According to a recently published study in the journal Science, the World’s forests cannot alone solve the climate crisis despite the potential to store more carbon. The scientific report has been conducted by Zürich Technical University, ETH, with support from the EU Commission’s Joint Research Centre, JRC.

This is a translation of an article from iSkogen.se signed Fredrik Reuter. 

Photo: Unsplash.com

The forest is not enough

The study is hypothetic, conducted by using AI, and based on data like the EU’s satellite data from Copernicus and Globiomass. It shows a scenario where we stop managing the World’s forests. 

However, there is a large limitation as the study only looks at carbon storage above ground, meaning growing biomass in vegetation that we can see. The carbon storage in the ground, roots, etc., is not included in the study which is a pity. It would probably take another comprehensive study to look at that. 

Less climate effect than previously estimated

The result of the study shows less climate effect than earlier research has shown.

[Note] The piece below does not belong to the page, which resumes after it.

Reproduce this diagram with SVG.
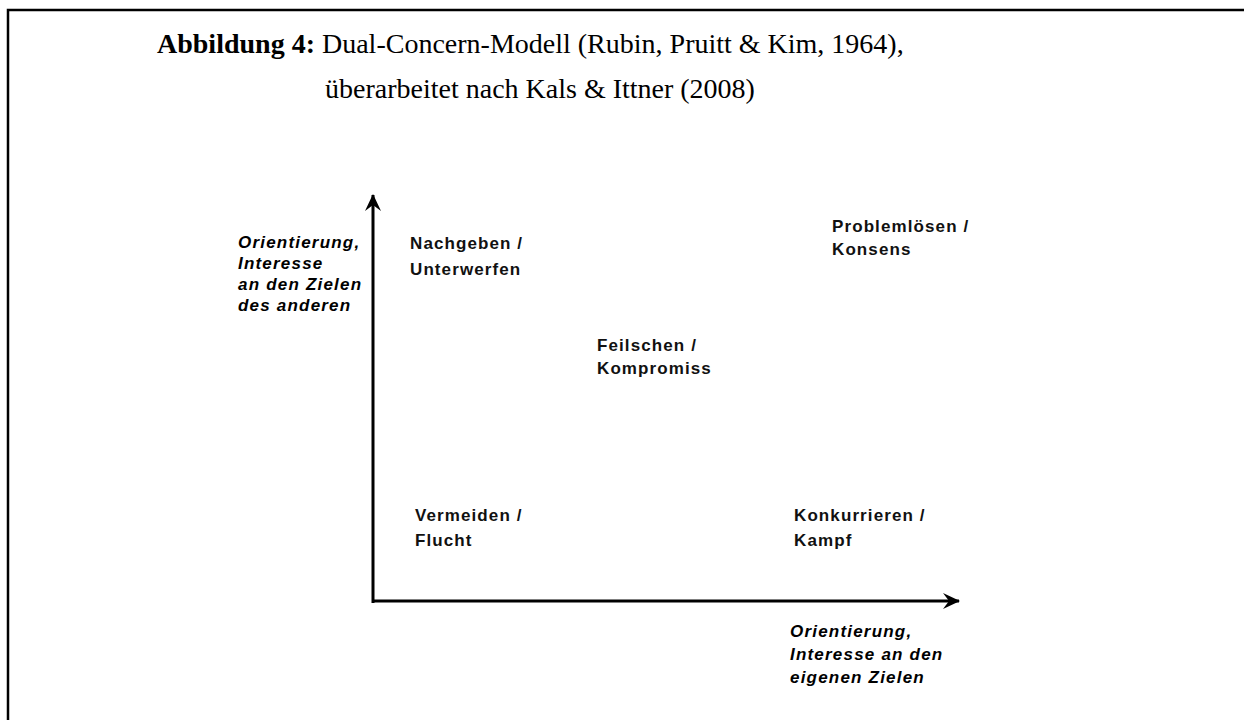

The hypothesis, if it’s correct, shows that the World’s forests alone cannot handle climate change. If we stop managing all forests, the carbon storage would increase by 15 – 16 percent which corresponds to approx. 44 billion tons of coal or approx. 162 billion tons of carbon dioxide.

The authors of the study claim that this corresponds to 4 years of 2019’s total carbon dioxide emissions. It means that an adjustment to maximum carbon storage would make us climate neutral for four years, with 2019 as the referent. Nothing to brag about(?). 

A shipload of fossil coal. Photo: Unsplash.com

Different carbon storage in different parts of the World

The study shows that the moist tropics and tempered zones can hold the highest biomass values, approx. 600 tons per hectare. The boreal forests that cover vast areas of the Nordic Countries, Russia, and Canada, were shown to have a significantly lower potential and reach only 150 tons of biomass per hectare. 

An interesting detail in the study was that cases of negative carbon storage were found in some boreal regions. This occurred when well-managed forests were compared to natural ones. The researchers believe that facts like that the most fertile soils are used for forest plantation, and efficient firefighting could explain this. 

Climate crisis, AI, and satellites … yet again

In the summer of 2020, a JRC report was released by Nature using AI and satellite data and concluded that a vast increase in felling had occurred in Europe. This report needs no further introduction as it’s still being discussed today. But now it happens again, and parts of the data used in 2020 are used also this time. There are many similarities, e.g., that JRC is also backing this study. 

A significant difference is that those who were the most dissatisfied in 2020 are the most satisfied in 2023. The reason for this is probably that the 2023 hypothesis shows that we cannot save the earth by leaving the forest without management. In other words – we can keep on using and managing it. 

Like in many other studies, there are uncertainties. One example is how data is processed. In this study, the researchers seem to have used a relatively high-resolution data set and then scaled it up to pixels of 10 x 10 kilometers. One uncertainty seems to be that there isn’t enough primary forest or “intact forest”. Something that the researcher refers to as an “uncertain factor”. And during a risk analysis it turned out that if a reasonable share of primary forest that was not in the data set, was added by the researchers, the carbon storage increased by 36 percent. 

The researchers have used AI and satellite data. Photo: Unsplash.com

How do we fight the climate change in the forest? 

The study that is now published by Science makes an approach that could be important for the future. However, the most important to fight climate change is to reduce carbon emissions. 

But the report is quite stiff-legged with theories about how monocultures can generate high wood storage – in Sweden we learned what monocultures can do during the “summer of wildfires” in 2018. There is also a thesis in the study to stop all human activity in the forest. A utopia that only academics could have. 

Furthermore, it would have been interesting to see a scenario where you try to maximize carbon storage through human impact. Keeping high wood storage and vital forests and creating as long-lived products as possible from the forest. How that would affect the result of the study we will never find out(?).